Headwind is the component of wind that acts directly along the runway in the direction the aircraft is landing it slows ground speed, increases effective lift, and shortens landing distance. Crosswind acts perpendicular to the runway, pushing the aircraft sideways. Both are derived from the same reported wind; it's the runway orientation that determines how much becomes headwind versus crosswind. A headwind is beneficial: it reduces takeoff and landing distances and makes the aircraft more responsive at lower airspeeds. Crosswind is a challenge: it requires active technique to maintain centerline and imposes lateral loads on touchdown. The two components always add up to the total wind effect, and calculating both gives you the complete picture.
Yes, and they should crosswind landings are a required element of flight training under both FAA and EASA regulations, and consistent crosswind competency is a prerequisite for solo operations and certification.
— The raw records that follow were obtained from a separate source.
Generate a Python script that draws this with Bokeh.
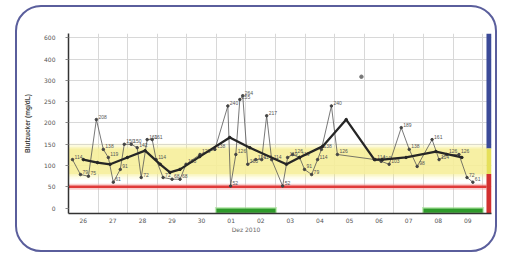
import numpy as np
import pandas as pd
from bokeh.plotting import figure
from bokeh.models import FixedTicker, Range1d, LinearAxis
from bokeh.embed import file_html
from bokeh.resources import INLINE

# ---- data ----
start_date = "2010-11-26"
day_labels = ["26", "27", "28", "29", "30", "01", "02", "03", "04", "05", "06", "07", "08", "09"]
month_label = "Dez 2010"
y_tick_values = [0, 50, 100, 150, 200, 250, 300, 400, 600]
y_tick_labels = ["0", "50", "100", "150", "200", "250", "300", "400", "600"]

reading_times = [
    "2010-11-26 03:15", "2010-11-26 09:42", "2010-11-26 16:10", "2010-11-26 22:37",
    "2010-11-27 04:16", "2010-11-27 08:19", "2010-11-27 12:22", "2010-11-27 18:01",
    "2010-11-27 21:15", "2010-11-28 02:54", "2010-11-28 07:45", "2010-11-28 11:00",
    "2010-11-28 15:50", "2010-11-28 19:55", "2010-11-28 23:07", "2010-11-29 04:46",
    "2010-11-29 12:03", "2010-11-29 18:30", "2010-11-29 23:21", "2010-11-30 10:39",
    "2010-11-30 22:47", "2010-12-01 09:17", "2010-12-01 11:30", "2010-12-01 15:46",
    "2010-12-01 19:00", "2010-12-01 21:22", "2010-12-02 01:26", "2010-12-02 07:55",
    "2010-12-02 12:45", "2010-12-02 16:47", "2010-12-02 20:50", "2010-12-03 05:45",
    "2010-12-03 09:47", "2010-12-03 13:50", "2010-12-03 19:30", "2010-12-03 23:30",
    "2010-12-04 05:15", "2010-12-04 10:05", "2010-12-04 13:13", "2010-12-04 21:20",
    "2010-12-05 02:10", "2010-12-06 08:53", "2010-12-06 13:42", "2010-12-06 20:10",
    "2010-12-07 06:00", "2010-12-07 12:27", "2010-12-07 18:53", "2010-12-08 07:00",
    "2010-12-08 12:40", "2010-12-08 19:00", "2010-12-09 04:48", "2010-12-09 11:18",
    "2010-12-09 16:05",
]
reading_values = [
    114, 79, 75, 208,
    138, 119, 61, 91,
    150, 150, 142, 72,
    161, 161, 114, 72,
    68, 68, 103, 126,
    138, 240, 52, 126,
    255, 264, 103, 114,
    114, 217, 114, 52,
    119, 126, 119, 91,
    79, 114, 138, 240,
    126, 114, 110, 103,
    189, 138, 98, 161,
    114, 126, 126, 72,
    61,
]

single_time = ["2010-12-05 21:40"]
single_value = [317]

trend_times = [
    "2010-11-26 12:00", "2010-11-26 23:30", "2010-11-27 09:50", "2010-11-27 23:45",
    "2010-11-28 14:10", "2010-11-29 02:25", "2010-11-29 10:20", "2010-11-29 18:30",
    "2010-11-30 10:30", "2010-12-01 10:50", "2010-12-02 03:10", "2010-12-03 08:50",
    "2010-12-03 19:25", "2010-12-04 14:10", "2010-12-05 09:20", "2010-12-06 08:10",
    "2010-12-06 14:40", "2010-12-07 09:50", "2010-12-08 10:05", "2010-12-09 07:10",
]
trend_values = [114, 107, 103, 119, 135, 103, 84, 91, 121, 166, 142, 103, 119, 145, 208,
                114, 114, 119, 133, 119]

target_low, target_high = 80, 140
hypo_limit = 50
weekend_spans = [("2010-12-01", "2010-12-03"), ("2010-12-08", "2010-12-10")]


def to_days(ts):
    t0 = pd.Timestamp(start_date)
    return [(pd.Timestamp(t) - t0) / pd.Timedelta(days=1) for t in ts]


def to_pos(v):
    return np.interp(v, y_tick_values, list(range(len(y_tick_values))))


rx = to_days(reading_times)
ry = to_pos(reading_values)
tx = to_days(trend_times)
ty = to_pos(trend_values)

X_END = 14.3
BAR_L = 14.13

p = figure(width=482, height=247, output_backend="svg", toolbar_location=None,
           x_range=Range1d(0, X_END), y_range=Range1d(-0.25, 8.2),
           min_border_left=51, min_border_right=8, min_border_top=26, min_border_bottom=41)
p.styles = {"border": "2px solid #5a5e9c", "border-radius": "26px", "background": "white",
            "position": "absolute", "left": "15px", "top": "5px"}
p.outline_line_color = None
p.background_fill_color = "white"
p.border_fill_color = None

# target band with soft edges
band_lo, band_hi = to_pos(target_low), to_pos(target_high)
for k, a in [(0.25, 0.12), (0.15, 0.18), (0.07, 0.25)]:
    p.quad(left=0, right=BAR_L, bottom=band_lo - k, top=band_hi + k, fill_color="#f4ec7a",
           fill_alpha=a, line_color=None)
p.quad(left=0, right=BAR_L, bottom=band_lo, top=band_hi, fill_color="#f6ef9c", fill_alpha=0.8,
       line_color=None)

# grid
p.xgrid.ticker = FixedTicker(ticks=list(range(0, 15)))
p.ygrid.ticker = FixedTicker(ticks=list(range(1, 9)))
p.xgrid.grid_line_color = "#d8d8d8"
p.ygrid.grid_line_color = "#d8d8d8"
p.xgrid.level = "underlay"

# hypo line
hp = float(to_pos(hypo_limit))
p.line([0, BAR_L], [hp, hp], line_color="#f3a0a0", line_width=6, line_alpha=0.5)
p.line([0, BAR_L], [hp, hp], line_color="#e03a3a", line_width=2.5)

# weekend bars
for a, b in weekend_spans:
    d0, d1 = to_days([a, b])
    p.quad(left=d0 - 0.05, right=d1 + 0.05, bottom=-0.27, top=0.05, fill_color="#9be08a",
           fill_alpha=0.6, line_color=None)
    p.quad(left=d0, right=d1, bottom=-0.22, top=-0.02, fill_color="#2e9a2a",
           line_color=None)

# right-side range bar
p.quad(left=BAR_L, right=X_END, bottom=band_hi, top=8.2, fill_color="#3b4a98", line_color=None)
p.quad(left=BAR_L, right=X_END, bottom=band_lo, top=band_hi, fill_color="#e6e05a", line_color=None)
p.quad(left=BAR_L, right=X_END, bottom=-0.25, top=band_lo, fill_color="#d23030", line_color=None)

# readings
p.line(rx, ry, line_color="#555555", line_width=0.8)
p.scatter(rx, ry, size=2.5, color="#444444")
p.text(x=rx, y=ry, text=[str(v) for v in reading_values], text_font_size="5px",
       text_color="#555555", x_offset=2, y_offset=-1, text_baseline="bottom")
sx = to_days(single_time)
p.scatter(sx, to_pos(single_value), size=3.5, color="#777777")

# trend
p.line(tx, ty, line_color="#262626", line_width=2.3)
p.scatter(tx, ty, size=2.5, color="#262626")

# axes
p.xaxis.ticker = FixedTicker(ticks=[i + 0.5 for i in range(14)])
p.xaxis.major_label_overrides = {i + 0.5: lab for i, lab in enumerate(day_labels)}
p.yaxis.ticker = FixedTicker(ticks=list(range(9)))
p.yaxis.major_label_overrides = {i: lab for i, lab in enumerate(y_tick_labels)}
for ax in (p.xaxis[0], p.yaxis[0]):
    ax.major_label_text_font_size = "6px"
    ax.major_label_text_color = "#555555"
    ax.axis_line_color = "#333333"
    ax.axis_line_width = 1.5
    ax.minor_tick_line_color = None
    ax.major_tick_line_color = "#888888"
    ax.major_tick_in = 0
    ax.major_tick_out = 3
    ax.major_label_text_font = "DejaVu Sans"
p.xaxis.major_tick_line_color = None
p.xaxis.major_tick_out = 0
p.xaxis.major_label_standoff = 4
p.yaxis.major_label_standoff = 10
p.yaxis.axis_label = "Blutzucker (mg/dL)"
p.yaxis.axis_label_text_font_size = "6.5px"
p.yaxis.axis_label_text_font_style = "bold"
p.yaxis.axis_label_text_color = "#444444"
p.yaxis.axis_label_standoff = 10

month_axis = LinearAxis(ticker=FixedTicker(ticks=[6.0]),
                        major_label_overrides={6.0: month_label})
month_axis.axis_line_color = None
month_axis.major_tick_line_color = None
month_axis.minor_tick_line_color = None
month_axis.major_tick_in = 0
month_axis.major_tick_out = 0
month_axis.major_label_standoff = 0
month_axis.major_label_text_font_size = "6px"
month_axis.major_label_text_color = "#666666"
month_axis.major_label_text_font = "DejaVu Sans"
p.add_layout(month_axis, "below")

open("out.html", "w").write(file_html(p, INLINE))
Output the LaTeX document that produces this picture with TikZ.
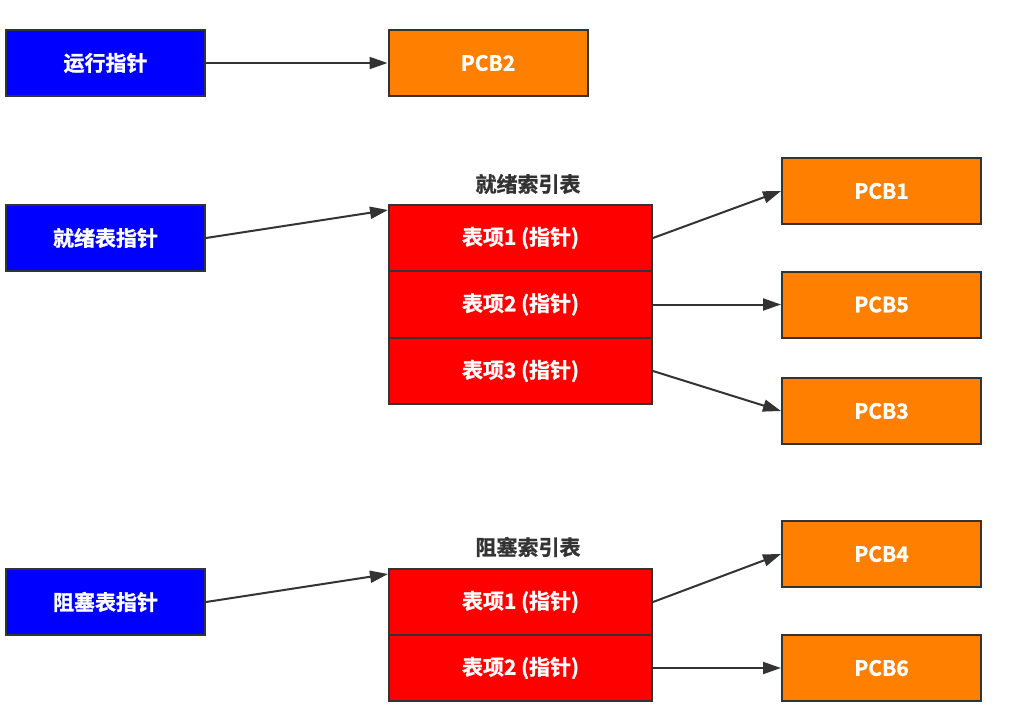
\documentclass[tikz,border=0pt]{standalone}
\usepackage{fontspec}
\setmainfont{Noto Sans CJK SC}[BoldFont={* Bold}]
\newfontfamily\cjkb{Noto Sans CJK SC Bold}[FakeBold=1.2]
\usetikzlibrary{arrows.meta,positioning}
\definecolor{ptrblue}{HTML}{0000FF}
\definecolor{pcborange}{HTML}{FF8000}
\definecolor{tblred}{HTML}{FF0000}
\definecolor{edge}{HTML}{333333}
\begin{document}
\begin{tikzpicture}[x=1pt,y=-1pt,
  box/.style={draw=edge,line width=2pt,minimum width=199pt,minimum height=66pt,inner sep=0pt,font=\cjkb\fontsize{21}{21}\selectfont,text=white},
  ptr/.style={box,fill=ptrblue},
  pcb/.style={box,fill=pcborange},
  row/.style={box,fill=tblred,minimum width=263pt,minimum height=66.5pt},
  tblcap/.style={font=\cjkb\fontsize{21}{21}\selectfont,text=edge},
  conn/.style={draw=edge,line width=2pt,-{Triangle[length=18pt,width=12pt]}}]
\useasboundingbox (0,0) rectangle (1012,709);
% top
\node[ptr] (run) at (105.5,63) {运行指针};
\node[pcb] (pcb2) at (488,63) {PCB2};
% ready
\node[ptr] (ready) at (105.5,238) {就绪表指针};
\node[row] (r1) at (520.5,238) {表项1 (指针)};
\node[row] (r2) at (520.5,304.5) {表项2 (指针)};
\node[row] (r3) at (520.5,371) {表项3 (指针)};
\node[tblcap] (rcap) at (528,184) {就绪索引表};
\node[pcb] (pcb1) at (881.5,191) {PCB1};
\node[pcb] (pcb5) at (881.5,304.5) {PCB5};
\node[pcb] (pcb3) at (881.5,411) {PCB3};
% blocked
\node[ptr] (block) at (105.5,602) {阻塞表指针};
\node[row] (b1) at (520.5,602) {表项1 (指针)};
\node[row] (b2) at (520.5,668) {表项2 (指针)};
\node[tblcap] (bcap) at (528,547) {阻塞索引表};
\node[pcb] (pcb4) at (881.5,554) {PCB4};
\node[pcb] (pcb6) at (881.5,668) {PCB6};
\coordinate (rin) at (388,210);
\coordinate (bin) at (388,574);
% connectors
\draw[conn] (run.east) -- (pcb2.west);
\draw[conn] (ready.east) -- (rin);
\draw[conn] (r1.east) -- (pcb1.west);
\draw[conn] (r2.east) -- (pcb5.west);
\draw[conn] (r3.east) -- (pcb3.west);
\draw[conn] (block.east) -- (bin);
\draw[conn] (b1.east) -- (pcb4.west);
\draw[conn] (b2.east) -- (pcb6.west);
\end{tikzpicture}
\end{document}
The key for student pilots is building experience gradually: begin with light crosswinds of 5–8 knots and work upward as technique improves. Always fly with a qualified CFI until consistent centerline tracking, proper touchdown sequencing, and confident go-around execution are established. Setting a personal crosswind limit typically 8–10 knots for pre-solo students and sticking to it reinforces good decision-making habits from the beginning of your flying career.
The full crosswind component occurs when the wind direction is exactly 90 degrees to the runway heading a perfect direct crosswind. In this case, sin(90°) = 1.0, so the crosswind component equals the full reported wind speed. There is zero headwind or tailwind; all of the wind's energy is directed across the runway. This represents the worst-case crosswind scenario for a given wind speed. For comparison, at 45 degrees to the runway, the crosswind component is approximately 71% of wind speed. The "full" or "maximum" crosswind component is what aircraft limits are typically quoted against if a POH says 15 knots demonstrated crosswind, that figure applies to a direct 90-degree crosswind condition.